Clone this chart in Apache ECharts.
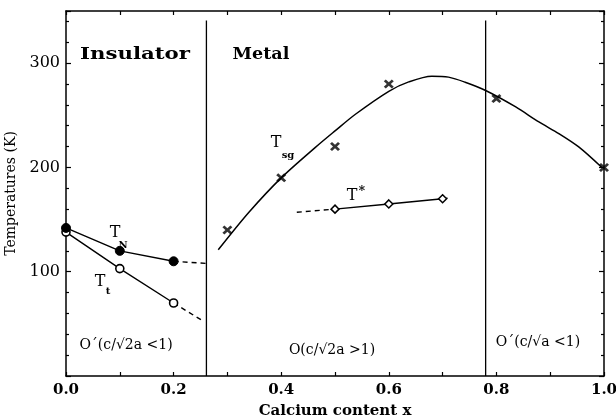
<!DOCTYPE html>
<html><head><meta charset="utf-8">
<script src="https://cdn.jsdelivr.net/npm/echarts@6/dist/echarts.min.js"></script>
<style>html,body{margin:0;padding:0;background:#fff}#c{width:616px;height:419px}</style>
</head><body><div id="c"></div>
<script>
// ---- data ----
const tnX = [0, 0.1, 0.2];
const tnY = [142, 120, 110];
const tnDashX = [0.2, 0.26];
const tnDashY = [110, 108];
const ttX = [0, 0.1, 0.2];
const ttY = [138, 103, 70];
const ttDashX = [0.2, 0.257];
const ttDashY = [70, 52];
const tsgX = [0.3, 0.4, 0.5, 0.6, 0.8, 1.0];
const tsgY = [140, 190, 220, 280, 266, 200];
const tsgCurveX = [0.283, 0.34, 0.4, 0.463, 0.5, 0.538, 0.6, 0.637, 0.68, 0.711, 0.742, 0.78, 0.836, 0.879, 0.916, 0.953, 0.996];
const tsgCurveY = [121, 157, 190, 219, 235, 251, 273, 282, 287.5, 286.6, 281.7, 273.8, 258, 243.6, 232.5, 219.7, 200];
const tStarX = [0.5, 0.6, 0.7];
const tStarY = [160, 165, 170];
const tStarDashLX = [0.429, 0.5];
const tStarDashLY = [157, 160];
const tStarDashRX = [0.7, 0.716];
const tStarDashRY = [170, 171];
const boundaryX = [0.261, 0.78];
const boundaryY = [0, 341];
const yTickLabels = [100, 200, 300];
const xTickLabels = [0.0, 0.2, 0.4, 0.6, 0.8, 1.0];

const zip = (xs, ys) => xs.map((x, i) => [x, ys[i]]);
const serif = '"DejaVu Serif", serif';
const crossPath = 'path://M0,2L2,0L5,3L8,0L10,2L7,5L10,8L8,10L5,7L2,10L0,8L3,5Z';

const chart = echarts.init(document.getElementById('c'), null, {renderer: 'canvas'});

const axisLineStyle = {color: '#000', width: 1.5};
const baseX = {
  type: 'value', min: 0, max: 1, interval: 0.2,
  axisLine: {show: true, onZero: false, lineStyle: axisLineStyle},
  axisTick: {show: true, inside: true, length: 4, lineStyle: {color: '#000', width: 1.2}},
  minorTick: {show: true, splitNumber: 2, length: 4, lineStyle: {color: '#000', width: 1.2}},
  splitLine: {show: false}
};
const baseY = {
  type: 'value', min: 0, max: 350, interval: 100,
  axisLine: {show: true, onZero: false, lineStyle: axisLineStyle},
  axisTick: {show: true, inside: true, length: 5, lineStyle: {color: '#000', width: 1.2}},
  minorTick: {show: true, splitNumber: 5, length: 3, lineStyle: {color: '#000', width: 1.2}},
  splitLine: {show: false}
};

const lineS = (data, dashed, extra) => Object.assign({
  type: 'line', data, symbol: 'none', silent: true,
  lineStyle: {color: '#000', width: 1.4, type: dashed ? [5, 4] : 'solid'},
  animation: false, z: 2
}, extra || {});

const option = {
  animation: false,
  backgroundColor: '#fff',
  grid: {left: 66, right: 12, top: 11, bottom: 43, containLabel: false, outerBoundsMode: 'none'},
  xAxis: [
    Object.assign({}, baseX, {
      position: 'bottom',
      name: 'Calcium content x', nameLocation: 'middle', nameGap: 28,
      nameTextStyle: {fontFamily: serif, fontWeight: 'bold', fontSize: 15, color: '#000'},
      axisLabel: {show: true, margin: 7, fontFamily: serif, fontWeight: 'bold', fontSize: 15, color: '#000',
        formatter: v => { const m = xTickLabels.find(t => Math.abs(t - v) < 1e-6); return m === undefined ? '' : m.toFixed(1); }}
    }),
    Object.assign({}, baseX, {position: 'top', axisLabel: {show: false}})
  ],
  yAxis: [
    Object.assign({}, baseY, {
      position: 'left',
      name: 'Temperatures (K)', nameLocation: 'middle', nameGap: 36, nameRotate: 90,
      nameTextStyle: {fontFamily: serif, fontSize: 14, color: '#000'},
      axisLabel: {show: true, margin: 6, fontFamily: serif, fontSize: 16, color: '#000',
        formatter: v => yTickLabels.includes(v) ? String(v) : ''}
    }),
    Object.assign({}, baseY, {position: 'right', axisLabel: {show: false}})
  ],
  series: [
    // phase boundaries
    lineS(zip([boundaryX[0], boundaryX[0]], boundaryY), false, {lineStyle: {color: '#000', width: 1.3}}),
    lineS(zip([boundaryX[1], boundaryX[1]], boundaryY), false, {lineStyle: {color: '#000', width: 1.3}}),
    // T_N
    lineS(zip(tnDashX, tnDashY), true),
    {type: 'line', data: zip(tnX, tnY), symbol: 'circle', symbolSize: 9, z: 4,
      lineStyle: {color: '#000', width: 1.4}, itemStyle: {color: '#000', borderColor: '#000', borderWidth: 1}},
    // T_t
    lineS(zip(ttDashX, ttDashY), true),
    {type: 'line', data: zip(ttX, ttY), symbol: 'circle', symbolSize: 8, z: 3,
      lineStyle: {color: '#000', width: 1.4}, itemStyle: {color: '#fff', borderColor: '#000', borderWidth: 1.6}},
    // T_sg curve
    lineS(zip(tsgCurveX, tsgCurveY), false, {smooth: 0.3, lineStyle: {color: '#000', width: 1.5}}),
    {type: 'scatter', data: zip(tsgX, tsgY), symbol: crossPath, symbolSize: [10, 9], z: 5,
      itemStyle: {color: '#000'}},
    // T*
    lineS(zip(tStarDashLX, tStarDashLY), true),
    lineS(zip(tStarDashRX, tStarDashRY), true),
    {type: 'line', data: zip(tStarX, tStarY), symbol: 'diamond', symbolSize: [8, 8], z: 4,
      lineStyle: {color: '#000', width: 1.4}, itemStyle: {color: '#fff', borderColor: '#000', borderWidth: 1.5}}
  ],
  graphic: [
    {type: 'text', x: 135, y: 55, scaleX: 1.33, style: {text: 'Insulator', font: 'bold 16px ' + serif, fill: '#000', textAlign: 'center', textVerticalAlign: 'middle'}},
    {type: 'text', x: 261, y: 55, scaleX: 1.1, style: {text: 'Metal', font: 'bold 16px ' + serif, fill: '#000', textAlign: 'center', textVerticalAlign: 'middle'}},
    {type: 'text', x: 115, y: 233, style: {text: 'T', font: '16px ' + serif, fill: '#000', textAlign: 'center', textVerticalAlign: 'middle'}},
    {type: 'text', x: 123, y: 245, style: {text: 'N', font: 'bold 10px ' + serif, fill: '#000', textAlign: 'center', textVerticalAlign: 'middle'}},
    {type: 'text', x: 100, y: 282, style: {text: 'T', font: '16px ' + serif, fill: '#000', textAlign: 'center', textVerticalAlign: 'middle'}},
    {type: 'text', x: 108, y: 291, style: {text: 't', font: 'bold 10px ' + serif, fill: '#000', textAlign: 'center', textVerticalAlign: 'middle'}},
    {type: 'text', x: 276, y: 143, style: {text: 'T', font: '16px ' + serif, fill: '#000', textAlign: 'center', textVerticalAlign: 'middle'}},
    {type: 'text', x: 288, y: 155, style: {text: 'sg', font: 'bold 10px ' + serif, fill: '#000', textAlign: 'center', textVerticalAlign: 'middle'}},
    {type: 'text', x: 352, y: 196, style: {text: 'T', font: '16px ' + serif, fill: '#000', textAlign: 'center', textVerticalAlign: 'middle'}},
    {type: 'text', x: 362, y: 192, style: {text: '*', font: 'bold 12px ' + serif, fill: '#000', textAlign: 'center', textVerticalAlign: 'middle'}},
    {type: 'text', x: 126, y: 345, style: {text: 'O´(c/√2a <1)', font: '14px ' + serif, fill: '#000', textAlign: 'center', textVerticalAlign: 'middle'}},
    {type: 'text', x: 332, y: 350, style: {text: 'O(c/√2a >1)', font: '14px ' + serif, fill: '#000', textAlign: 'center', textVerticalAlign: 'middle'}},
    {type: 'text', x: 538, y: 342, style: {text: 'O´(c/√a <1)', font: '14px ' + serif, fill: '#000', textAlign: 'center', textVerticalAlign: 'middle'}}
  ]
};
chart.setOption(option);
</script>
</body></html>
★ ★ ★
§ Task: Give again, exactly, the lines from the start of the data through the one holding "const xTickLabels = [0.0, 0.2, 0.4, 0.6, 0.8, 1.0];"; omit the pictures.

§ The reply:
Clone this chart in Apache ECharts.
<!DOCTYPE html>
<html><head><meta charset="utf-8">
<script src="https://cdn.jsdelivr.net/npm/echarts@6/dist/echarts.min.js"></script>
<style>html,body{margin:0;padding:0;background:#fff}#c{width:616px;height:419px}</style>
</head><body><div id="c"></div>
<script>
// ---- data ----
const tnX = [0, 0.1, 0.2];
const tnY = [142, 120, 110];
const tnDashX = [0.2, 0.26];
const tnDashY = [110, 108];
const ttX = [0, 0.1, 0.2];
const ttY = [138, 103, 70];
const ttDashX = [0.2, 0.257];
const ttDashY = [70, 52];
const tsgX = [0.3, 0.4, 0.5, 0.6, 0.8, 1.0];
const tsgY = [140, 190, 220, 280, 266, 200];
const tsgCurveX = [0.283, 0.34, 0.4, 0.463, 0.5, 0.538, 0.6, 0.637, 0.68, 0.711, 0.742, 0.78, 0.836, 0.879, 0.916, 0.953, 0.996];
const tsgCurveY = [121, 157, 190, 219, 235, 251, 273, 282, 287.5, 286.6, 281.7, 273.8, 258, 243.6, 232.5, 219.7, 200];
const tStarX = [0.5, 0.6, 0.7];
const tStarY = [160, 165, 170];
const tStarDashLX = [0.429, 0.5];
const tStarDashLY = [157, 160];
const tStarDashRX = [0.7, 0.716];
const tStarDashRY = [170, 171];
const boundaryX = [0.261, 0.78];
const boundaryY = [0, 341];
const yTickLabels = [100, 200, 300];
const xTickLabels = [0.0, 0.2, 0.4, 0.6, 0.8, 1.0];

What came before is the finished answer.